Valor: Ao mesmo tempo, o Copom enfatizou que mantém a visão de que a política monetária precisa se manter contracionista…
Porto: Não mudamos nossa visão para o total do ciclo e achamos que a Selic chegará a 9% no fim dele. Na nossa avaliação, esse é mais ou menos o nível de juro nominal neutro. Nossas projeções de inflação de longo prazo estão em 3,5% e estamos admitindo que o grosso do processo de ancoragem já ficou para trás e que será mais complicado daqui em diante. Será preciso uma postura bastante dura. E, quando olhamos à frente, vemos uma mudança na composição da diretoria do BC, o que, por si só, já aumenta a incerteza. Já conhecemos a posição de dois diretores que irão sair no fim do ano. Precisamos ter conhecimento para avaliar o nível de compromisso de todos os diretores em levar a inflação em direção ao centro da meta. Como existe uma incerteza em relação ao perfil dos dois novos diretores, isso dificulta o processo de ancoragem.
Grosso do processo de ancoragem [das expectativas de inflação] já ficou para trás”
Valor: É o que justifica esse nível de 9% para a Selic na visão do Citi?
Porto: O Focus já mostrou uma interrupção no processo de reancoragem das expectativas. Quando eu vejo as mudanças nos diretores do BC, ainda mais com a saída de diretores que se posicionaram do lado mais conservador, o risco do processo de ancoragem ser bem mais lento está crescendo. E isso aumenta a chance de a taxa de juros nominal neutra ser mais alta.
Valor: O próprio BC reconhece esses riscos na ata…
Porto: Sim, ele toca justamente nesse ponto no parágrafo 11. Os diretores sabem que a ancoragem é parcial, discutem sobre isso e sobre os motivos de o processo não ser total e uma das possíveis explicações é essa. Eles sabem que o aumento da incerteza pode, eventualmente, produzir um processo de reancoragem mais doloroso, mais lento. A reação do BC a essa evidência é que a cautela no ciclo de afrouxamento vai ter que continuar presente. Se o BC tomar muito risco, do ponto de vista de fazer cortes mais agressivos, a ancoragem pode ser ainda mais lenta ou até piorar.
Valor: O que pode levar as expectativas de inflação para um nível mais próximo da meta de 3%?

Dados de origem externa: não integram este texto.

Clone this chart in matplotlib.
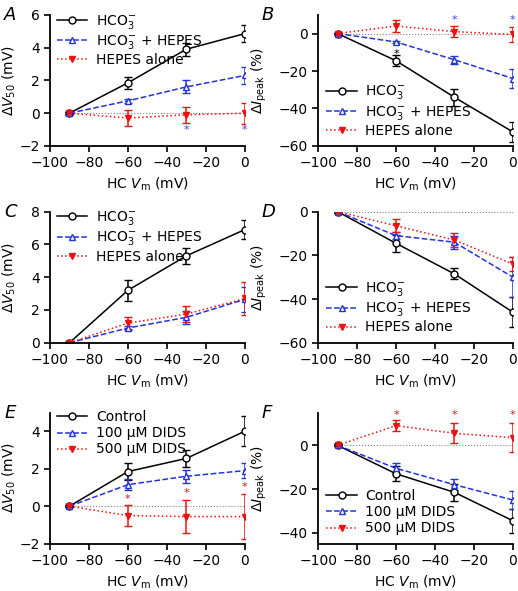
import numpy as np
import matplotlib
matplotlib.use("Agg")
import matplotlib.pyplot as plt

# ----------------------------
# Data
# ----------------------------

vm = [-90, -60, -30, 0]

lab_hco3 = ["HCO$_3^{-}$", "HCO$_3^{-}$ + HEPES", "HEPES alone"]
lab_dids = ["Control", "100 \u03bcM DIDS", "500 \u03bcM DIDS"]

# A: dV50
a_hco3 = [0, 1.85, 3.9, 4.85]
a_hco3_err = [0.1, 0.35, 0.4, 0.5]
a_both = [0, 0.75, 1.6, 2.3]
a_both_err = [0.05, 0.1, 0.4, 0.5]
a_hepes = [0, -0.3, -0.1, 0.0]
a_hepes_err = [0.05, 0.5, 0.5, 0.65]

# B: dIpeak
b_hco3 = [0, -14.5, -34, -52.5]
b_hco3_err = [0.5, 3, 4.5, 5.5]
b_both = [0, -4.5, -14, -24]
b_both_err = [0.5, 0.5, 2, 5]
b_hepes = [0, 4, 1, -0.5]
b_hepes_err = [0.5, 3, 3, 4]

# C: dV50
c_hco3 = [0, 3.2, 5.3, 6.9]
c_hco3_err = [0.05, 0.65, 0.5, 0.6]
c_both = [0, 0.9, 1.55, 2.65]
c_both_err = [0.05, 0.1, 0.4, 0.75]
c_hepes = [0, 1.2, 1.75, 2.7]
c_hepes_err = [0.05, 0.35, 0.5, 1.0]

# D: dIpeak
d_hco3 = [0, -14.5, -28.5, -46]
d_hco3_err = [0.5, 4, 2.5, 7]
d_both = [0, -11, -14, -30]
d_both_err = [0.5, 1.5, 3, 9]
d_hepes = [0, -6.5, -13, -24]
d_hepes_err = [0.5, 3, 3, 3]

# E: dV50 with DIDS
e_ctrl = [0, 1.85, 2.55, 4.0]
e_ctrl_err = [0.05, 0.45, 0.45, 0.8]
e_100 = [0, 1.15, 1.6, 1.9]
e_100_err = [0.05, 0.3, 0.35, 0.4]
e_500 = [0, -0.5, -0.55, -0.55]
e_500_err = [0.05, 0.55, 0.9, 1.2]

# F: dIpeak with DIDS
f_ctrl = [0, -13, -21.5, -34.5]
f_ctrl_err = [0.5, 3.5, 4, 5.5]
f_100 = [0, -10.5, -18, -25]
f_100_err = [0.5, 2.5, 2.5, 4]
f_500 = [0, 9, 5.5, 3.5]
f_500_err = [0.5, 2.5, 4.5, 6.5]

# significance stars: (x, y, colour)
a_stars = [(-30, -1.0, "blue"), (0, -1.0, "blue")]
b_stars = [(-60, -11, "black"), (-30, 7, "blue"), (0, 7, "blue")]
e_stars = [(-60, 0.4, "red"), (-30, 0.7, "red"), (0, 1.0, "red")]
f_stars = [(-60, 14, "red"), (-30, 14, "red"), (0, 14, "red")]

# ----------------------------
# Plot
# ----------------------------

plt.rcParams["font.family"] = "DejaVu Sans"
plt.rcParams["font.size"] = 10
plt.rcParams["mathtext.default"] = "regular"

fig = plt.figure(figsize=(5.18, 5.91), dpi=100)

W, H = 0.376, 0.222
lefts = [0.0965, 0.614]
bottoms = [0.753, 0.420, 0.080]

star_col = {"blue": "#3344ee", "red": "#ee1111", "black": "black"}

styles = [
    dict(color="black", ls="-", marker="o", mfc="white", ms=5),
    dict(color="#2233dd", ls="--", marker="^", mfc="white", ms=5),
    dict(color="#ee1111", ls=":", marker="v", mfc="#ee1111", ms=5),
]


def panel(ax, series, labels, letter, ylim, yticks, ylabel, loc, stars=(),
          right=False):
    ax.plot([vm[0], vm[-1]], [0, 0], color="gray", ls=":", lw=0.8, zorder=0)
    for (y, err), st, lab in zip(series, styles, labels):
        ax.errorbar(vm, y, yerr=err, capsize=3, lw=1.1, elinewidth=1.1,
                    mew=1.0, **st)
        ax.plot([], [], lw=1.1, mew=1.0, label=lab, **st)
    for x, y, c in stars:
        ax.text(x, y, "*", color=star_col[c], ha="center", va="center",
                fontsize=8)
    ax.set_xlim(-100, 0)
    ax.set_xticks([-100, -80, -60, -40, -20, 0])
    ax.set_ylim(*ylim)
    ax.set_yticks(yticks)
    ax.set_xlabel("HC $\\mathit{V}_{m}$ (mV)")
    ax.set_ylabel(ylabel)
    ax.yaxis.set_label_coords(-0.25 if right else -0.165, 0.5)
    ax.spines["top"].set_visible(False)
    ax.spines["right"].set_visible(False)
    ax.spines["left"].set_linewidth(1.3)
    ax.spines["bottom"].set_linewidth(1.3)
    ax.tick_params(direction="out", width=1.2, length=4)
    if loc == "upper left":
        ax.legend(loc=loc, bbox_to_anchor=(0.0, 1.07), frameon=False,
                  handlelength=2.2, handletextpad=0.6, labelspacing=0.15,
                  borderaxespad=0.1)
    else:
        ax.legend(loc=loc, frameon=False, handlelength=2.2,
                  handletextpad=0.6, labelspacing=0.15, borderaxespad=0.2)
    ax.text(-0.29 if right else -0.235, 1.0, letter, transform=ax.transAxes,
            fontsize=13, fontstyle="italic", ha="left", va="center")


v50 = "\u0394$\\mathit{V}_{50}$ (mV)"
ipk = "\u0394$\\mathit{I}_{peak}$ (%)"

axA = fig.add_axes([lefts[0], bottoms[0], W, H])
panel(axA, [(a_hco3, a_hco3_err), (a_both, a_both_err), (a_hepes, a_hepes_err)],
      lab_hco3, "A", (-2, 6), [-2, 0, 2, 4, 6], v50, "upper left", a_stars)

axB = fig.add_axes([lefts[1], bottoms[0], W, H])
panel(axB, [(b_hco3, b_hco3_err), (b_both, b_both_err), (b_hepes, b_hepes_err)],
      lab_hco3, "B", (-60, 10), [-60, -40, -20, 0], ipk, "lower left", b_stars,
      right=True)

axC = fig.add_axes([lefts[0], bottoms[1], W, H])
panel(axC, [(c_hco3, c_hco3_err), (c_both, c_both_err), (c_hepes, c_hepes_err)],
      lab_hco3, "C", (0, 8), [0, 2, 4, 6, 8], v50, "upper left")

axD = fig.add_axes([lefts[1], bottoms[1], W, H])
panel(axD, [(d_hco3, d_hco3_err), (d_both, d_both_err), (d_hepes, d_hepes_err)],
      lab_hco3, "D", (-60, 0), [-60, -40, -20, 0], ipk, "lower left",
      right=True)

axE = fig.add_axes([lefts[0], bottoms[2], W, H])
panel(axE, [(e_ctrl, e_ctrl_err), (e_100, e_100_err), (e_500, e_500_err)],
      lab_dids, "E", (-2, 5), [-2, 0, 2, 4], v50, "upper left", e_stars)

axF = fig.add_axes([lefts[1], bottoms[2], W, H])
panel(axF, [(f_ctrl, f_ctrl_err), (f_100, f_100_err), (f_500, f_500_err)],
      lab_dids, "F", (-45, 15), [-40, -20, 0], ipk, "lower left", f_stars,
      right=True)

fig.savefig("out.png", dpi=100)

Porto: O primeiro ponto é o estado da economia. O BC está claramente mostrando que a economia tem surpreendido para cima, especialmente ao falar sobre o mercado de trabalho. Se a economia desacelerar – e nós acreditamos nesse cenário -, o hiato irá abrir e o BC terá mais clareza. O segundo ponto é que as expectativas dependem da inflação corrente. Com uma dinâmica melhor dos índices de preços, podemos ver expectativas mais baixas e nós acreditamos que ainda vamos colher resultados favoráveis na inflação corrente, especialmente nos preços de ‘tradables’ [comercializáveis]. Temos duas variáveis favoráveis e a terceira seria um ganho de compromisso, de credibilidade. Nesse ponto, talvez o grosso do processo já tenha ocorrido e, daqui em diante, se ele continuar, pode ser mais lento.

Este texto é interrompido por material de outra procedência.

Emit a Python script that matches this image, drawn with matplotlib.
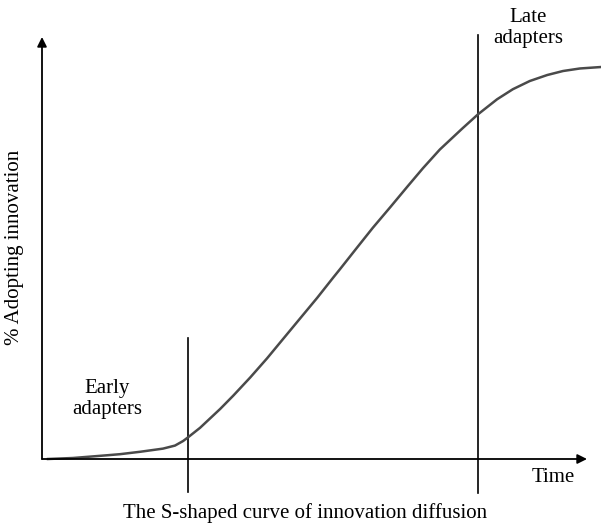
import matplotlib.pyplot as plt

# S-curve (time, % adopting), arbitrary 0-100 units
time = [1.1, 5.7, 11.9, 14.3, 18.0, 22.2, 24.4, 25.9, 26.8, 29.0, 30.8,
        32.7, 35.1, 38.2, 41.3, 44.2, 47.3, 50.5, 53.4, 54.7, 57.6, 60.7,
        63.9, 67.0, 69.9, 73.0, 77.1, 80.0, 83.5, 86.4, 89.5, 92.7, 95.6,
        98.7, 102.6]
adoption = [0.0, 0.24, 0.88, 1.14, 1.71, 2.46, 3.18, 4.27, 5.14, 7.39, 9.57,
            11.87, 15.02, 19.31, 23.86, 28.39, 33.22, 38.2, 42.94, 45.02,
            49.76, 54.79, 59.67, 64.48, 68.91, 73.34, 78.29, 81.68, 85.24,
            87.63, 89.57, 90.99, 91.94, 92.54, 92.89]

early_t = 26.8
late_t = 80.0


def main():
    plt.rcParams['font.family'] = ['Liberation Serif', 'DejaVu Serif']
    fig = plt.figure(figsize=(6.01, 5.27), dpi=100)
    ax = fig.add_axes([42 / 601, 68 / 527, 545 / 601, 422 / 527])
    ax.set_xlim(0, 100)
    ax.set_ylim(0, 100)
    ax.axis('off')

    # axes with arrow heads
    arrow = dict(arrowstyle='-|>', color='black', lw=1.3, mutation_scale=14,
                 shrinkA=0, shrinkB=0)
    ax.annotate('', xy=(100, 0), xytext=(0, 0), arrowprops=arrow,
                annotation_clip=False)
    ax.annotate('', xy=(0, 100), xytext=(0, 0), arrowprops=arrow,
                annotation_clip=False)

    ax.plot([early_t, early_t], [-7.8, 28.7], color='black', lw=1.2, clip_on=False)
    ax.plot([late_t, late_t], [-8.1, 100.5], color='black', lw=1.2, clip_on=False)

    ax.plot(time, adoption, color='#4a4a4a', lw=1.8, clip_on=False,
            solid_joinstyle='round')

    fs = 15
    ax.text(89.2, 102.1, 'Late\nadapters', ha='center', va='center',
            fontsize=fs, linespacing=1.15)
    ax.text(11.9, 14.2, 'Early\nadapters', ha='center', va='center',
            fontsize=fs, linespacing=1.15)
    ax.text(93.8, -4.5, 'Time', ha='center', va='center', fontsize=fs)
    ax.text(48.3, -12.8, 'The S-shaped curve of innovation diffusion',
            ha='center', va='center', fontsize=fs)
    ax.text(-5.0, 50.2, '% Adopting innovation', ha='center', va='center',
            rotation=90, fontsize=fs)

    fig.savefig('out.png', dpi=100)


if __name__ == "__main__":
    main()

Valor: E em relação ao câmbio? O dólar pode se manter ainda abaixo dos R$ 5?
Porto: Temos falado há alguns meses que o câmbio cruzou R$ 5 por dólar e, desta vez, parece ser mais sustentável. Nossa projeção para o dólar no fim do ano está em R$ 4,91 e em R$ 4,95 no fim de 2024. Boa parte de duas grandes incertezas que tínhamos no cenário foram, grosso modo, mitigadas. A primeira foi a redução da incerteza fiscal, porque, embora o arcabouço seja mais frouxo que o teto de gastos, foi suficientemente austero para ancorar as expectativas de que a trajetória da dívida poderia ser sustentável. A segunda incerteza era em relação ao ciclo de aperto monetário nos EUA. Estamos chegando ao fim desse ciclo e o grosso do aperto nos EUA ficou para trás. As taxas já se ajustaram. Um câmbio abaixo de R$ 5 nos parece mais sustentável agora.
Valor: Existe a percepção de que o BC mudou sua função de reação?
Porto: Na ata, a divergência entre os diretores se dá mais em relação à decisão de agosto. Os outros pontos mostraram uma visão mais unânime. Aparentemente, a divergência está muito limitada e o arcabouço do regime de metas não foi alterado. O BC continua operando sobre as mesmas diretrizes. Pelo que indica a ata, o ‘modus operandi’ praticamente não mudou.